Tigers' success depends on health

Three Tigers went down with minor injuries on Tuesday.
Thursday, November 20, 2003 | 12:00 a.m. CST; updated 9:11 p.m. CDT, Tuesday, July 1, 2008

The phrase “national championship” buzzed around the Missouri men’s basketball team locker room Tuesday night after the Tigers’ 74-60 win against the Asheville Altitude of the National Basketball Developmental League.

With their second exhibition win, the Tigers have their sights set on regular-season success. If the Tigers have any chance of making their first Final Four in 21 NCAA Tournament appearances, they must stay healthy.

Early injuries

Three of the Tigers’ starters suffered shake-ups Tuesday.

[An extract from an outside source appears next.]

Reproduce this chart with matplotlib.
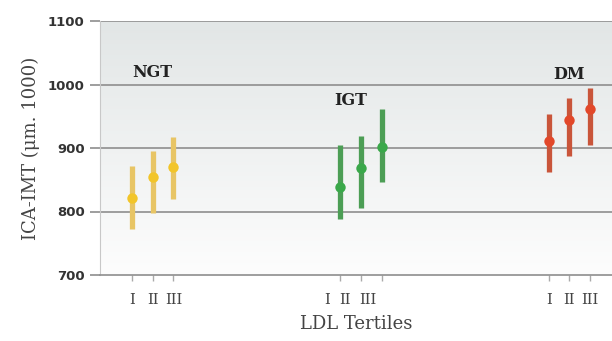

Josh Kroenke, a senior shooting guard, hyperextended his left knee in the first half. Then Rickey Paulding limped off the court with 10:45 left in the second half, favoring his left ankle. Paulding, the Tigers’ preseason All-American, didn’t return, but coach Quin Snyder said neither injury is serious.

Paulding has a slight sprain and is expected to play in the Tigers’ opener Nov. 29 against Oakland University in Auburn Hills, Mich.

A few minutes after Paulding left, point guard Jimmy McKinney hit the floor hard after Lavor Postell fouled him.

Still in the game

The crash didn’t faze McKinney, who sank two free throws after a Missouri timeout and played the remaining 3:39. Even though he made only one of his three 3-point shot attempts, McKinney’s perfection at the foul line earned him 12 points. He led the Tigers offense with 15 points and four assists.

The Tigers’ depth can handle injuries, but Missouri can’t afford to lose McKinney at the helm. While Randy Pulley’s eligibility remains uncertain, McKinney is the Tigers’ top point guard.“Jimmy played really well for us,” Paulding said. “For him to go down, that was really tough. Randy’s handling his thing right now, and Spencer (Laurie) is still learning everything. Jimmy’s really important for us.”

Laurie, a freshman, played, eliminating any possibilities of a redshirt season, but his scoreless nine minutes proved he has a lot to learn. Snyder said Laurie’s lateral quickness will be an asset to the Tigers’ defense. Laurie’s effort garnered a defensive rebound and a steal against former Arkansas standout Kareem Reid.

“Any time you play your first college game and you play it against pros, there are going to be things you have to play through,” Snyder said.

Underclassmen step up

Underclass big men Kevin Young and Linas Kleiza will generate breathing room for frontcourt starters Arthur Johnson and Travon Bryant. Young had two blocks, and Kleiza had a double-double with 10 points and 10 rebounds.

Snyder said the challenge his team faces is not relying on what it has done in the past. The team’s success, Snyder said, depends on whether the Tigers can extend their skills beyond their comfort zones.

“A lot of times guys get hung up on whether they’re making their shot,” Snyder said. “We don’t need to play that way because we’ve got a lot of guys who can make shots.”

After his team committed 22 turnovers against Asheville, Snyder said the Tigers’ ballhandling decisions aren’t meeting the running speed of their play, a glitch they will need to remedy in the nine days before playing the Grizzlies in the opener.

“Sometimes you’re going that fast and that hard, when you’re sped up like that, you’re making decisions on the run more,” Snyder said. “You don’t always make the right reads. We’re not as efficient as we’ll need to be.”

Snyder's outlook still positive

Snyder doesn’t know when, or even if, Pulley’s status will change before the first game. He is certain he can put confidence in whomever he has on the court.

“I’ve got a lot of players I really like, that really like to play,” Snyder said. “Whoever we have available, we’ll take each game. The guys who are on the floor will give it all they have.”